Problematik und fehlende Akzeptanz

Die indopazifische Hypothese fand in der Fachwelt fast keine Unterstützung oder Akzeptanz, obwohl sie im weitverbreiteten Buch des Greenberg-Schülers Merritt Ruhlen A Guide to the World's Languages von 1987 ausführlich beschrieben und vertreten wurde. Dies hat mehrere Gründe.

Die etwa 800 sogenannten Papua-Sprachen (4 Millionen Sprecher) sind nur negativ als nicht-austronesische Sprachen Neuguineas und umliegender Inselgruppen definiert; sie bilden nach Auffassung fast aller Fachleute keine genetische Einheit, sondern zerfallen in mindestens 12 separate Einheiten, die nach heutigem Kenntnisstand nicht genetisch miteinander verwandt sind, und fünf isolierte Sprachen (siehe die ausführliche Darstellung im Artikel Papua-Sprachen).

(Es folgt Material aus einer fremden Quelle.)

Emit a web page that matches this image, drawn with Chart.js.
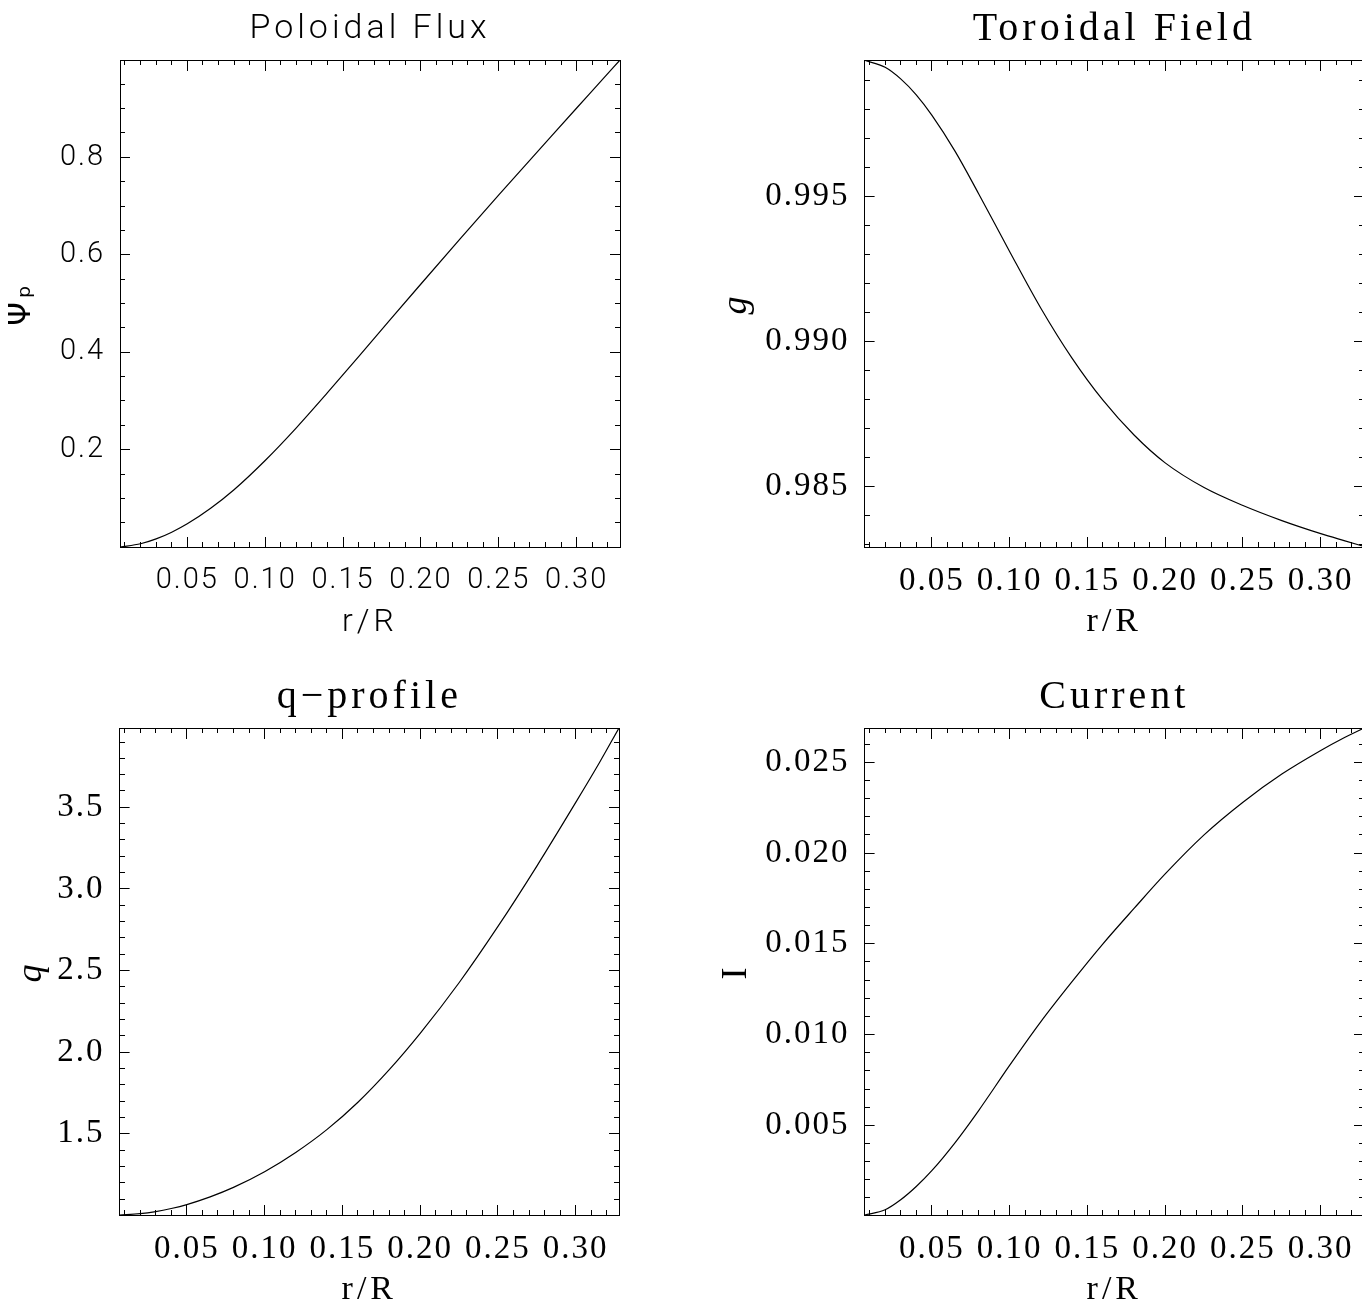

Die andamanischen Sprachen bilden eine kleine Sprachfamile von 13 Sprachen (davon sind neun ausgestorben), die noch von maximal 500 andamanischen Ureinwohnern gesprochen werden. Die tasmanischen Sprachen sind bereits im 19. Jahrhundert ausgestorben, genauer: die etwa 5000 tasmanischen Ureinwohner wurden von den englischen Kolonisatoren innerhalb von 80 Jahren ausgerottet, 1888 starb der letzte reinblütige Tasmanier und mit ihm die tasmanische Sprache. Die Aufzeichnungen über die etwa zwölf Sprachen sind so dürftig, dass man nicht einmal feststellen kann, ob sie zu einer oder mehreren Sprachfamilien gehören. Insbesondere kann nicht ausgeschlossen werden - nach anderen Forschern ist es sogar eher wahrscheinlich -, dass die tasmanischen Sprachen eher mit den geographisch und kulturell benachbarten australischen Sprachen als mit den tausend Kilometer entfernten Papua-Sprachen verwandt sind. Das Australische schloss Greenberg aber explizit aus dem Indopazifischen aus.

Greenberg vereinigt also in seiner Hypothese sehr weit geographisch auseinanderliegende, völlig inhomogene Sprachgruppen. Dazu war der Kenntnisstand der Papua-Sprachen 1971 noch relativ dürftig, der über die andamanischen Sprachen noch weit geringer und Wissen über tasmanische Sprachen aus den genannten Gründen kaum vorhanden. Die Beschreibung des Tasmanischen umfasst in der genannten Arbeit Greenbergs nur fünf Zeilen von insgesamt etwa 30 Seiten. Greenberg hatte natürlich nicht die Möglichkeit, auf rekonstruierte Protosprachen seiner Gruppen zurückzugreifen, sondern wählt für seine Wortgleichungen willkürlich aus den vielen Sprachen der einzelnen Gruppen ähnlich aussehende Wörter mit ähnlichen Bedeutungen aus. Alles in allem ist es so nicht verwunderlich, dass die indopazifische Hypothese keine Unterstützung oder auch nur Beachtung fand und inzwischen wahrscheinlich vergessen wäre, wenn Ruhlen sie nicht in seinem zitierten Buch popularisiert hätte.